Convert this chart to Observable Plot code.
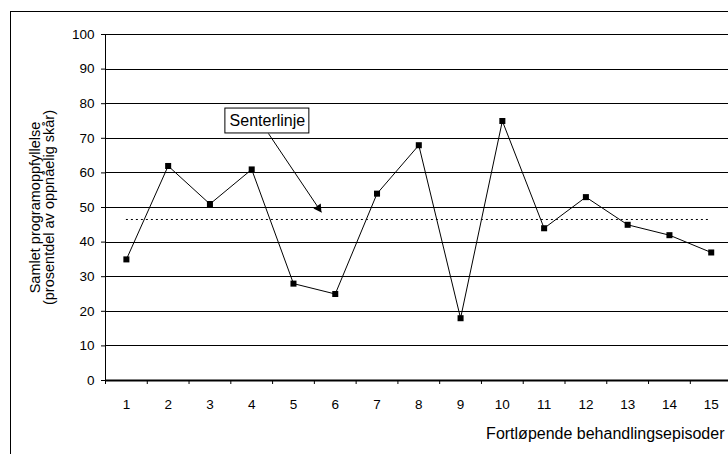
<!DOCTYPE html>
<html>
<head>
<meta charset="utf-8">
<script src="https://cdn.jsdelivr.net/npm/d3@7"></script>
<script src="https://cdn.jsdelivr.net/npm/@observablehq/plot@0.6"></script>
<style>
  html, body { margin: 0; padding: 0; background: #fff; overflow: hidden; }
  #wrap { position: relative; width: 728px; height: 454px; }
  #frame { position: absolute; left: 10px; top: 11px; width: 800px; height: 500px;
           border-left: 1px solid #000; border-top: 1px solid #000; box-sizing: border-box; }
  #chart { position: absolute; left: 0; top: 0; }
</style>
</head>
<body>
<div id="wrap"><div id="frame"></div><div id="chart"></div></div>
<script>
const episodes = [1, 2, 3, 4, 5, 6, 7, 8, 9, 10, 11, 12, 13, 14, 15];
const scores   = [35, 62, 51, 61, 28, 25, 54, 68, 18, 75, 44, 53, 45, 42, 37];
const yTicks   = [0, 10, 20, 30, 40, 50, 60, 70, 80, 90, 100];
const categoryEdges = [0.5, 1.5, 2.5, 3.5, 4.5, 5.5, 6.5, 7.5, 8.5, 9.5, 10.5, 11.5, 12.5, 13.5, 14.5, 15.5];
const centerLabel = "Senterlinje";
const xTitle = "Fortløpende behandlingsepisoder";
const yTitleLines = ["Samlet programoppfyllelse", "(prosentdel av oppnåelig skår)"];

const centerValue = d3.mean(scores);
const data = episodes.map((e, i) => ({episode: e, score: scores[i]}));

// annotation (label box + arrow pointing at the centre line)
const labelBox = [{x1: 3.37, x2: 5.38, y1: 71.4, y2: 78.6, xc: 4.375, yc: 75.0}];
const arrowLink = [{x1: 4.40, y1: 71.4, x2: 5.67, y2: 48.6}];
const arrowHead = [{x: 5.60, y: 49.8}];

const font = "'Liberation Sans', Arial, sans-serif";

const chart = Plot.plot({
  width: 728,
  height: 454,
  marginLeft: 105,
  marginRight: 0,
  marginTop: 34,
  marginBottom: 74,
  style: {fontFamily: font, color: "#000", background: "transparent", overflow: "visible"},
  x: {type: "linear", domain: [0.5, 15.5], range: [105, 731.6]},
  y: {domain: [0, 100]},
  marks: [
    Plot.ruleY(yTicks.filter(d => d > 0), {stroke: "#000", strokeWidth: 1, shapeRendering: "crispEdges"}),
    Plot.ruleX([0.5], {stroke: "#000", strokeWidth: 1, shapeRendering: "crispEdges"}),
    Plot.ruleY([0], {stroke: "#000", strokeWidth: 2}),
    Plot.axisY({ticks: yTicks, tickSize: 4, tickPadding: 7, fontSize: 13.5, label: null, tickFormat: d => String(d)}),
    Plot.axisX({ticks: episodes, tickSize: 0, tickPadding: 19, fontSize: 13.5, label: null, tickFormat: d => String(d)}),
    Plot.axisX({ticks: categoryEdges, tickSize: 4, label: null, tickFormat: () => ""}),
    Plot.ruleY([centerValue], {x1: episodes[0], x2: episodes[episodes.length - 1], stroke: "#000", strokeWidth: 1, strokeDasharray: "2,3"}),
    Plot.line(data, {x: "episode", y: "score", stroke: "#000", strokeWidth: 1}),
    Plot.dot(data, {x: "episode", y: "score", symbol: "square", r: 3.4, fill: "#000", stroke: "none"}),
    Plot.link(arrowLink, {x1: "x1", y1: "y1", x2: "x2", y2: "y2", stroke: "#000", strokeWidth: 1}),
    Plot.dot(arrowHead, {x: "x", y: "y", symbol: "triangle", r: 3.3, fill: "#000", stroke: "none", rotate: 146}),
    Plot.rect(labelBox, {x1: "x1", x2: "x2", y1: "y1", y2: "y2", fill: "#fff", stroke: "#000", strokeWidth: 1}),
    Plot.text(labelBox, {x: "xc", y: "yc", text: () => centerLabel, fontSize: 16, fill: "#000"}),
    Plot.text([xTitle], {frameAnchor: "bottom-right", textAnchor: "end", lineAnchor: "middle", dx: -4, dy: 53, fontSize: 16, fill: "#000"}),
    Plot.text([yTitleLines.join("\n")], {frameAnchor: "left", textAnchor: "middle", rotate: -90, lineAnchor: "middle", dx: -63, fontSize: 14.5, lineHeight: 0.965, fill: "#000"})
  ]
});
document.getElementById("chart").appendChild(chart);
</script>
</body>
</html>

__Task statement__. Repeat the material above in full and unchanged, minus its images.

__Output below__.
Convert this chart to Observable Plot code.
<!DOCTYPE html>
<html>
<head>
<meta charset="utf-8">
<script src="https://cdn.jsdelivr.net/npm/d3@7"></script>
<script src="https://cdn.jsdelivr.net/npm/@observablehq/plot@0.6"></script>
<style>
  html, body { margin: 0; padding: 0; background: #fff; overflow: hidden; }
  #wrap { position: relative; width: 728px; height: 454px; }
  #frame { position: absolute; left: 10px; top: 11px; width: 800px; height: 500px;
           border-left: 1px solid #000; border-top: 1px solid #000; box-sizing: border-box; }
  #chart { position: absolute; left: 0; top: 0; }
</style>
</head>
<body>
<div id="wrap"><div id="frame"></div><div id="chart"></div></div>
<script>
const episodes = [1, 2, 3, 4, 5, 6, 7, 8, 9, 10, 11, 12, 13, 14, 15];
const scores   = [35, 62, 51, 61, 28, 25, 54, 68, 18, 75, 44, 53, 45, 42, 37];
const yTicks   = [0, 10, 20, 30, 40, 50, 60, 70, 80, 90, 100];
const categoryEdges = [0.5, 1.5, 2.5, 3.5, 4.5, 5.5, 6.5, 7.5, 8.5, 9.5, 10.5, 11.5, 12.5, 13.5, 14.5, 15.5];
const centerLabel = "Senterlinje";
const xTitle = "Fortløpende behandlingsepisoder";
const yTitleLines = ["Samlet programoppfyllelse", "(prosentdel av oppnåelig skår)"];

const centerValue = d3.mean(scores);
const data = episodes.map((e, i) => ({episode: e, score: scores[i]}));

// annotation (label box + arrow pointing at the centre line)
const labelBox = [{x1: 3.37, x2: 5.38, y1: 71.4, y2: 78.6, xc: 4.375, yc: 75.0}];
const arrowLink = [{x1: 4.40, y1: 71.4, x2: 5.67, y2: 48.6}];
const arrowHead = [{x: 5.60, y: 49.8}];

const font = "'Liberation Sans', Arial, sans-serif";

const chart = Plot.plot({
  width: 728,
  height: 454,
  marginLeft: 105,
  marginRight: 0,
  marginTop: 34,
  marginBottom: 74,
  style: {fontFamily: font, color: "#000", background: "transparent", overflow: "visible"},
  x: {type: "linear", domain: [0.5, 15.5], range: [105, 731.6]},
  y: {domain: [0, 100]},
  marks: [
    Plot.ruleY(yTicks.filter(d => d > 0), {stroke: "#000", strokeWidth: 1, shapeRendering: "crispEdges"}),
    Plot.ruleX([0.5], {stroke: "#000", strokeWidth: 1, shapeRendering: "crispEdges"}),
    Plot.ruleY([0], {stroke: "#000", strokeWidth: 2}),
    Plot.axisY({ticks: yTicks, tickSize: 4, tickPadding: 7, fontSize: 13.5, label: null, tickFormat: d => String(d)}),
    Plot.axisX({ticks: episodes, tickSize: 0, tickPadding: 19, fontSize: 13.5, label: null, tickFormat: d => String(d)}),
    Plot.axisX({ticks: categoryEdges, tickSize: 4, label: null, tickFormat: () => ""}),
    Plot.ruleY([centerValue], {x1: episodes[0], x2: episodes[episodes.length - 1], stroke: "#000", strokeWidth: 1, strokeDasharray: "2,3"}),
    Plot.line(data, {x: "episode", y: "score", stroke: "#000", strokeWidth: 1}),
    Plot.dot(data, {x: "episode", y: "score", symbol: "square", r: 3.4, fill: "#000", stroke: "none"}),
    Plot.link(arrowLink, {x1: "x1", y1: "y1", x2: "x2", y2: "y2", stroke: "#000", strokeWidth: 1}),
    Plot.dot(arrowHead, {x: "x", y: "y", symbol: "triangle", r: 3.3, fill: "#000", stroke: "none", rotate: 146}),
    Plot.rect(labelBox, {x1: "x1", x2: "x2", y1: "y1", y2: "y2", fill: "#fff", stroke: "#000", strokeWidth: 1}),
    Plot.text(labelBox, {x: "xc", y: "yc", text: () => centerLabel, fontSize: 16, fill: "#000"}),
    Plot.text([xTitle], {frameAnchor: "bottom-right", textAnchor: "end", lineAnchor: "middle", dx: -4, dy: 53, fontSize: 16, fill: "#000"}),
    Plot.text([yTitleLines.join("\n")], {frameAnchor: "left", textAnchor: "middle", rotate: -90, lineAnchor: "middle", dx: -63, fontSize: 14.5, lineHeight: 0.965, fill: "#000"})
  ]
});
document.getElementById("chart").appendChild(chart);
</script>
</body>
</html>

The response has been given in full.